* **Supplied material**:
********
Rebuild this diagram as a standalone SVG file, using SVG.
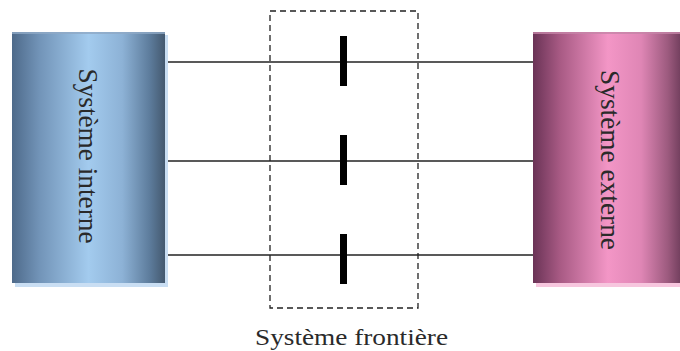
<svg xmlns="http://www.w3.org/2000/svg" width="680" height="351" viewBox="0 0 680 351">
<style>
.lbl{font-family:"Liberation Serif","Times New Roman",serif;fill:#2a2a2a;}
.conn{stroke:#222;stroke-width:1.5;fill:none;}
.tick{fill:#000;}
</style>
<defs>
<linearGradient id="gBlue" x1="0" y1="0" x2="1" y2="0">
<stop offset="0" stop-color="#4e6a8a"/>
<stop offset="0.18" stop-color="#7294b8"/>
<stop offset="0.5" stop-color="#a3cbee"/>
<stop offset="0.72" stop-color="#8db2d6"/>
<stop offset="0.9" stop-color="#5d7c9c"/>
<stop offset="1" stop-color="#44596f"/>
</linearGradient>
<linearGradient id="gPink" x1="0" y1="0" x2="1" y2="0">
<stop offset="0" stop-color="#6a3356"/>
<stop offset="0.18" stop-color="#a85a84"/>
<stop offset="0.5" stop-color="#f396c6"/>
<stop offset="0.72" stop-color="#df86b5"/>
<stop offset="0.9" stop-color="#9c5a7e"/>
<stop offset="1" stop-color="#6b3a58"/>
</linearGradient>
</defs>
<g id="connectors">
<line class="conn" x1="165" y1="62" x2="535" y2="62"/>
<line class="conn" x1="165" y1="161" x2="535" y2="161"/>
<line class="conn" x1="165" y1="255" x2="535" y2="255"/>
</g>
<g id="systeme-interne">
<rect x="15" y="35" width="153" height="252" fill="#c9def3"/>
<rect x="12" y="32" width="153" height="251" fill="url(#gBlue)"/>
<rect x="12" y="32" width="153" height="2" fill="#8fa9c6" opacity="0.8"/>
<text class="lbl" font-size="27" text-anchor="middle" transform="translate(79,156) rotate(90)" textLength="175" lengthAdjust="spacingAndGlyphs">Système interne</text>
</g>
<g id="systeme-externe">
<rect x="536" y="35" width="150" height="252" fill="#f7c6de"/>
<rect x="533" y="32" width="150" height="251" fill="url(#gPink)"/>
<rect x="533" y="32" width="150" height="2" fill="#c584a8" opacity="0.8"/>
<text class="lbl" font-size="27" text-anchor="middle" transform="translate(601,160) rotate(90)" textLength="180" lengthAdjust="spacingAndGlyphs">Système externe</text>
</g>
<g id="systeme-frontiere">
<rect x="270" y="11" width="148" height="297" fill="none" stroke="#222" stroke-width="1.3" stroke-dasharray="6,4"/>
<rect class="tick" x="340" y="36" width="7" height="50"/>
<rect class="tick" x="340" y="135" width="7" height="50"/>
<rect class="tick" x="340" y="234" width="7" height="50"/>
<text class="lbl" font-size="24" x="255" y="345" textLength="193" lengthAdjust="spacingAndGlyphs">Système frontière</text>
</g>
</svg>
********
* **Task statement**:
Please write out all of the material above without changing a word, and omit any pictures.

* **Solution for this exercise**:
Rebuild this diagram as a standalone SVG file, using SVG.
<svg xmlns="http://www.w3.org/2000/svg" width="680" height="351" viewBox="0 0 680 351">
<style>
.lbl{font-family:"Liberation Serif","Times New Roman",serif;fill:#2a2a2a;}
.conn{stroke:#222;stroke-width:1.5;fill:none;}
.tick{fill:#000;}
</style>
<defs>
<linearGradient id="gBlue" x1="0" y1="0" x2="1" y2="0">
<stop offset="0" stop-color="#4e6a8a"/>
<stop offset="0.18" stop-color="#7294b8"/>
<stop offset="0.5" stop-color="#a3cbee"/>
<stop offset="0.72" stop-color="#8db2d6"/>
<stop offset="0.9" stop-color="#5d7c9c"/>
<stop offset="1" stop-color="#44596f"/>
</linearGradient>
<linearGradient id="gPink" x1="0" y1="0" x2="1" y2="0">
<stop offset="0" stop-color="#6a3356"/>
<stop offset="0.18" stop-color="#a85a84"/>
<stop offset="0.5" stop-color="#f396c6"/>
<stop offset="0.72" stop-color="#df86b5"/>
<stop offset="0.9" stop-color="#9c5a7e"/>
<stop offset="1" stop-color="#6b3a58"/>
</linearGradient>
</defs>
<g id="connectors">
<line class="conn" x1="165" y1="62" x2="535" y2="62"/>
<line class="conn" x1="165" y1="161" x2="535" y2="161"/>
<line class="conn" x1="165" y1="255" x2="535" y2="255"/>
</g>
<g id="systeme-interne">
<rect x="15" y="35" width="153" height="252" fill="#c9def3"/>
<rect x="12" y="32" width="153" height="251" fill="url(#gBlue)"/>
<rect x="12" y="32" width="153" height="2" fill="#8fa9c6" opacity="0.8"/>
<text class="lbl" font-size="27" text-anchor="middle" transform="translate(79,156) rotate(90)" textLength="175" lengthAdjust="spacingAndGlyphs">Système interne</text>
</g>
<g id="systeme-externe">
<rect x="536" y="35" width="150" height="252" fill="#f7c6de"/>
<rect x="533" y="32" width="150" height="251" fill="url(#gPink)"/>
<rect x="533" y="32" width="150" height="2" fill="#c584a8" opacity="0.8"/>
<text class="lbl" font-size="27" text-anchor="middle" transform="translate(601,160) rotate(90)" textLength="180" lengthAdjust="spacingAndGlyphs">Système externe</text>
</g>
<g id="systeme-frontiere">
<rect x="270" y="11" width="148" height="297" fill="none" stroke="#222" stroke-width="1.3" stroke-dasharray="6,4"/>
<rect class="tick" x="340" y="36" width="7" height="50"/>
<rect class="tick" x="340" y="135" width="7" height="50"/>
<rect class="tick" x="340" y="234" width="7" height="50"/>
<text class="lbl" font-size="24" x="255" y="345" textLength="193" lengthAdjust="spacingAndGlyphs">Système frontière</text>
</g>
</svg>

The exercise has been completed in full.